### Raw records
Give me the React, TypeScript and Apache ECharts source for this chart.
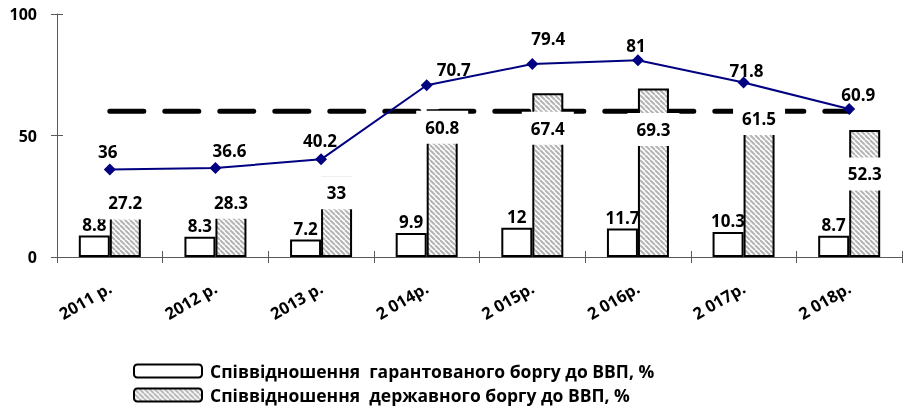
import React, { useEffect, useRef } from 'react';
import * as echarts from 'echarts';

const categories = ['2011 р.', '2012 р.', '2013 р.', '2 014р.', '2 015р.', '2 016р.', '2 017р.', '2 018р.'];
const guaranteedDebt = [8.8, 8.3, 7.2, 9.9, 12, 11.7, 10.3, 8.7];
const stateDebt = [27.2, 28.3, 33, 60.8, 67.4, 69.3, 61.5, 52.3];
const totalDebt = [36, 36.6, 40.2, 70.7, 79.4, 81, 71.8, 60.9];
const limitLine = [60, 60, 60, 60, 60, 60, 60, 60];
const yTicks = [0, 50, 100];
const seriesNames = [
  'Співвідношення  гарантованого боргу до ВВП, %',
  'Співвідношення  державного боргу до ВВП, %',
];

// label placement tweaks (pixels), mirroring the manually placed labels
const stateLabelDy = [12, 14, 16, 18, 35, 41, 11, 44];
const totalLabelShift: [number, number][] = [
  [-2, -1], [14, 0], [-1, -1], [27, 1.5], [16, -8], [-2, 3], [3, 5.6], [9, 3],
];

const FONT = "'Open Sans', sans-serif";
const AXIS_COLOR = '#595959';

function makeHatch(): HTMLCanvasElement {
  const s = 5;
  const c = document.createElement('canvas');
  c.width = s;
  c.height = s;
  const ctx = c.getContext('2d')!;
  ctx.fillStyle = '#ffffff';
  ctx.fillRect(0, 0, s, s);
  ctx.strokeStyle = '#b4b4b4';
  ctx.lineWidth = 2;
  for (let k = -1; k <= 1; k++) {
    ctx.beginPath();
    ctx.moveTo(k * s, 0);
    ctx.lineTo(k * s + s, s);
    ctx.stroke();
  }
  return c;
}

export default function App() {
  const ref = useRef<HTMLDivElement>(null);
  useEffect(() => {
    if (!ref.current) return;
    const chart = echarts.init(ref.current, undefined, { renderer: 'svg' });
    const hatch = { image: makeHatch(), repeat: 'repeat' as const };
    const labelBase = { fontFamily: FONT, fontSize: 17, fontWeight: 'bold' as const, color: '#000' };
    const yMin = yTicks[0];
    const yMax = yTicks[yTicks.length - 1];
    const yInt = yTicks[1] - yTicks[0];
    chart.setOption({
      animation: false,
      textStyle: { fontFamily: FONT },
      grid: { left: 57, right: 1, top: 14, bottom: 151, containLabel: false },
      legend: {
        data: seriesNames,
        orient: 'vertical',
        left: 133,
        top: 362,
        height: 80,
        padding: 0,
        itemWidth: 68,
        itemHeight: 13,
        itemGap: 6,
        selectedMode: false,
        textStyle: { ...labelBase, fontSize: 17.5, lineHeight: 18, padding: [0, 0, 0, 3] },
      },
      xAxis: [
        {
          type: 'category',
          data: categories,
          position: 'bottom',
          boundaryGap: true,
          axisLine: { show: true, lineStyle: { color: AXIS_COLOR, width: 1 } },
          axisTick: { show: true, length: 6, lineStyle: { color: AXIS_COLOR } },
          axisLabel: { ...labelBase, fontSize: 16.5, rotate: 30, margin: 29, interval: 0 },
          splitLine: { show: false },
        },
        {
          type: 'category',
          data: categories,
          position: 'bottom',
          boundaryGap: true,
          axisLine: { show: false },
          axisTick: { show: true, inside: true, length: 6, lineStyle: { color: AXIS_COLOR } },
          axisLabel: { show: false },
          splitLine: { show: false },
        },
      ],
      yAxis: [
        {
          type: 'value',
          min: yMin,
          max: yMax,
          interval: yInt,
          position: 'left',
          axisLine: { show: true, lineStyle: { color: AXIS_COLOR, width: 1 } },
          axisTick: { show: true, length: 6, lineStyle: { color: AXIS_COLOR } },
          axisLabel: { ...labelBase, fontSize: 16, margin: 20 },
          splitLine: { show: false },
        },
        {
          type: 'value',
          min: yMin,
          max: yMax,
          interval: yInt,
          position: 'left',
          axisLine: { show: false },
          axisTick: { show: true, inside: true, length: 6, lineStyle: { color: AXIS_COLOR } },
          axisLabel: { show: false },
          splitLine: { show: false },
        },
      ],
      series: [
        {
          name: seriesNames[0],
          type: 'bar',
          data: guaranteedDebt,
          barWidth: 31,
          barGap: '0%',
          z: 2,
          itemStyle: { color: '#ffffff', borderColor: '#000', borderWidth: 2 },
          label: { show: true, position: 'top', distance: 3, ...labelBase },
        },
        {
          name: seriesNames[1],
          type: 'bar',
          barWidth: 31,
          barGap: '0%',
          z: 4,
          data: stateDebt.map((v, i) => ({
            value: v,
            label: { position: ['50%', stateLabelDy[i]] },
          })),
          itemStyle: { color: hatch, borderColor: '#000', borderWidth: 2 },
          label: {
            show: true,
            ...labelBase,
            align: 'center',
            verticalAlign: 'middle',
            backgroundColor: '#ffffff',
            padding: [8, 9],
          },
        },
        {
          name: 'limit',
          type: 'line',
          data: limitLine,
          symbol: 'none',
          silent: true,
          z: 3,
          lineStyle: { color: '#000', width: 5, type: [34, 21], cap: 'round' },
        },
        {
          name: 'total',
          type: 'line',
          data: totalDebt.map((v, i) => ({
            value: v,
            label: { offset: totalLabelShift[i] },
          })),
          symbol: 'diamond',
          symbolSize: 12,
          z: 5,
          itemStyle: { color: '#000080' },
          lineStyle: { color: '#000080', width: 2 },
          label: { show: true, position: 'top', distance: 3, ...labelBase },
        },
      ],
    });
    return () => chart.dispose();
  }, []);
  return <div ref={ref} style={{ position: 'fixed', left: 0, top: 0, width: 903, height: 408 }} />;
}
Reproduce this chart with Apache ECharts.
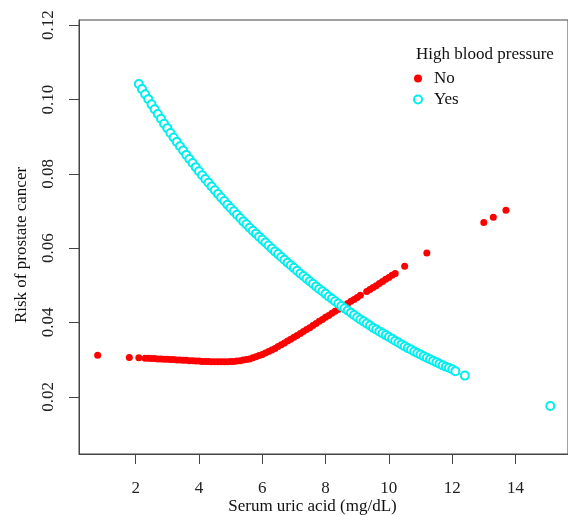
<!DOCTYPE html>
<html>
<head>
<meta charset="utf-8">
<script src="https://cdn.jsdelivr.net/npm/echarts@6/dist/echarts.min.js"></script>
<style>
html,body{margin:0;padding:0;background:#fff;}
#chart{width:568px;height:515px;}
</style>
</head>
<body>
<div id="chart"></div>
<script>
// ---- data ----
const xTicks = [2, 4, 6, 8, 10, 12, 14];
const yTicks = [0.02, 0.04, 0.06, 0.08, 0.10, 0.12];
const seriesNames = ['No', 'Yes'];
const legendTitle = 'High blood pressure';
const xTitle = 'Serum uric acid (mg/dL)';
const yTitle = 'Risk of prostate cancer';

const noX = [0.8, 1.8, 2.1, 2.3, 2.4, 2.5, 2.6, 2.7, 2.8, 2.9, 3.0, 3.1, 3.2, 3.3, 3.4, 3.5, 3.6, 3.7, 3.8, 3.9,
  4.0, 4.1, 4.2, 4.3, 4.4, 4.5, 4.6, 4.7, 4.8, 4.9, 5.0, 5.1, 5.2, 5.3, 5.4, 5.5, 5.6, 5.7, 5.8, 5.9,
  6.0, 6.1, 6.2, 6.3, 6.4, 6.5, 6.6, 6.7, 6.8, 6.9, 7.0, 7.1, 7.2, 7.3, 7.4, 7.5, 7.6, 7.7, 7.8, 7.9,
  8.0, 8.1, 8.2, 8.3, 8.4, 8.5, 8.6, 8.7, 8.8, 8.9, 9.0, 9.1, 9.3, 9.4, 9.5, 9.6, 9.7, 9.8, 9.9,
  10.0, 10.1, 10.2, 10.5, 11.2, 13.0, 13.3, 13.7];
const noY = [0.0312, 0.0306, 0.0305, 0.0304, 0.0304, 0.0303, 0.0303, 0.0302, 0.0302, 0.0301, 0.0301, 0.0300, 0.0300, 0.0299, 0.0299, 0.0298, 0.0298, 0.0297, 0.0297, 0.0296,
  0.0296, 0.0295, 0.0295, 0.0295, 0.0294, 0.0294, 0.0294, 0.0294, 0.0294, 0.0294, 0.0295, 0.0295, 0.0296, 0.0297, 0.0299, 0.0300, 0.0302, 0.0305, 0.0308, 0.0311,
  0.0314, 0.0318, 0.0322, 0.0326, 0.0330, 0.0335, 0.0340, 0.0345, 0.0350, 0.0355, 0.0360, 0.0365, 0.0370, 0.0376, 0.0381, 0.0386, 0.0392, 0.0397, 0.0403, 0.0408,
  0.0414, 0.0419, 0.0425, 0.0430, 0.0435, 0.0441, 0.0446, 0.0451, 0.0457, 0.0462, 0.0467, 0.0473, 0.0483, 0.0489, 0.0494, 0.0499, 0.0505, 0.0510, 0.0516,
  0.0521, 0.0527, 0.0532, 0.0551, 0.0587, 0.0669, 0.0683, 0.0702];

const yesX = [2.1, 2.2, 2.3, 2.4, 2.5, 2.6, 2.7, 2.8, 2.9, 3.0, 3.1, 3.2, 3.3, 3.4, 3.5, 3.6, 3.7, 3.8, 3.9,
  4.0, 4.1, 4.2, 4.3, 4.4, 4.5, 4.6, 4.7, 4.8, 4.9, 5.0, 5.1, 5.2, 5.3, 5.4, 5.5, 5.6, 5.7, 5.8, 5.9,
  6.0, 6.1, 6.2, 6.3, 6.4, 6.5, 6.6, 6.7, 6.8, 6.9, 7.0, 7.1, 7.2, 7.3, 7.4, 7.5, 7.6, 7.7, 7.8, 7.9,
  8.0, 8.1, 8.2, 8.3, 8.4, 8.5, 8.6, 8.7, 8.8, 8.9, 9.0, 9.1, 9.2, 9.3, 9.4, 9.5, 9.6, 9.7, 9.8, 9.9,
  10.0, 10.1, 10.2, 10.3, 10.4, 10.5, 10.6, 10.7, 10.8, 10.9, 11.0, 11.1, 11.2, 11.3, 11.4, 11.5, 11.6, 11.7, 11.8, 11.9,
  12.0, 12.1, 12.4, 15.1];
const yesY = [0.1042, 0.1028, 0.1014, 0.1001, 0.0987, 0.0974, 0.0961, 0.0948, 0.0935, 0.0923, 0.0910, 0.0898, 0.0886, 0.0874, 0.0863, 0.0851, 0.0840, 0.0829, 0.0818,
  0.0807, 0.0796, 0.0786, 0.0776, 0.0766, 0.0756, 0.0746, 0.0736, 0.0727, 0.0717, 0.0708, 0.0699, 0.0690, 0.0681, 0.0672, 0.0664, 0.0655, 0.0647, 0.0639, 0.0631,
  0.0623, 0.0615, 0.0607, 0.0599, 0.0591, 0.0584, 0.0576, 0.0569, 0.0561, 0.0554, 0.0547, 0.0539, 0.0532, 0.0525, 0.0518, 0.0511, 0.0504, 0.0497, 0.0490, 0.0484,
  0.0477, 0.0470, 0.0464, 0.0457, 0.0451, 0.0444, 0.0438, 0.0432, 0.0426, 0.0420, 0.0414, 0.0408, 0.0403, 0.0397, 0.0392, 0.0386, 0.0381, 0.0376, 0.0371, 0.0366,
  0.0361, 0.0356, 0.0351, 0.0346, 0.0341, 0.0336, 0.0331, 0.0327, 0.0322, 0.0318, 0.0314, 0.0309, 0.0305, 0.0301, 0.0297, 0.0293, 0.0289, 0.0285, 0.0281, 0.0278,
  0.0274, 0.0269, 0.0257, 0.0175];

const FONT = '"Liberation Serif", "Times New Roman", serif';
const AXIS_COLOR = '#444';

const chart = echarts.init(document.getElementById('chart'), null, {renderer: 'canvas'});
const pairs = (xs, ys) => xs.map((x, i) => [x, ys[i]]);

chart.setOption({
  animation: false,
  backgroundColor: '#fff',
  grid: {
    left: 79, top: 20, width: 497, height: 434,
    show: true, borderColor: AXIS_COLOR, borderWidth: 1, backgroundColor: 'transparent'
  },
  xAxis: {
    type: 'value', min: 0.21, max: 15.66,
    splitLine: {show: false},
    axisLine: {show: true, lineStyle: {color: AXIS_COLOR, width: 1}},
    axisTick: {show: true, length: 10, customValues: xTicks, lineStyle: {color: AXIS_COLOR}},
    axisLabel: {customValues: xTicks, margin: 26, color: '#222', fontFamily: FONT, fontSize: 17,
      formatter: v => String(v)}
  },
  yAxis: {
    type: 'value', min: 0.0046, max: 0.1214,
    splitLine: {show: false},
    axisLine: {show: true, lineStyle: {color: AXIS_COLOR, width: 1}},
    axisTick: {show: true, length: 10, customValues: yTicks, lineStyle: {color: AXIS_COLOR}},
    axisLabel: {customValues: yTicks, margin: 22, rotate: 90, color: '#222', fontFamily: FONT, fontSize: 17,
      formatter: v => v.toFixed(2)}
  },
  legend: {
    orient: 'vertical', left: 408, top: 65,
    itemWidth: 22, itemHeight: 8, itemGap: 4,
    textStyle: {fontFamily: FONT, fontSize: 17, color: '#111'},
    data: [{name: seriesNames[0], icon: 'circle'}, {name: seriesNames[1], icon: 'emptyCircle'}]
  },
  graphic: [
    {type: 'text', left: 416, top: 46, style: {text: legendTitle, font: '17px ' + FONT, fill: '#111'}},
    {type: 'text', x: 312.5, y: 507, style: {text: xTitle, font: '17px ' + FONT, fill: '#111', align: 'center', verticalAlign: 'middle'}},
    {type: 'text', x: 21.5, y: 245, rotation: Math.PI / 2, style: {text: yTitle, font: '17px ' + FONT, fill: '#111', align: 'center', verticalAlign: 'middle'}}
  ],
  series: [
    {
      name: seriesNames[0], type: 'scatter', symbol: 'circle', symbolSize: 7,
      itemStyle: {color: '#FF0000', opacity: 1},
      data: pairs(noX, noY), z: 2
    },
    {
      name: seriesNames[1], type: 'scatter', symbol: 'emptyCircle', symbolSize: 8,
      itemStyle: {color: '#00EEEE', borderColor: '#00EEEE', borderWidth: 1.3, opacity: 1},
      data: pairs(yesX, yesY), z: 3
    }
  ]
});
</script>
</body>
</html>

### Written instruction
The copy should hold exactly the lines from the line with "Reproduce this chart with Apache ECharts." to the line with "const yTitle = 'Risk of prostate cancer';", both ends in, set down without any pictures and with nothing added.

### Result of this exercise
Reproduce this chart with Apache ECharts.
<!DOCTYPE html>
<html>
<head>
<meta charset="utf-8">
<script src="https://cdn.jsdelivr.net/npm/echarts@6/dist/echarts.min.js"></script>
<style>
html,body{margin:0;padding:0;background:#fff;}
#chart{width:568px;height:515px;}
</style>
</head>
<body>
<div id="chart"></div>
<script>
// ---- data ----
const xTicks = [2, 4, 6, 8, 10, 12, 14];
const yTicks = [0.02, 0.04, 0.06, 0.08, 0.10, 0.12];
const seriesNames = ['No', 'Yes'];
const legendTitle = 'High blood pressure';
const xTitle = 'Serum uric acid (mg/dL)';
const yTitle = 'Risk of prostate cancer';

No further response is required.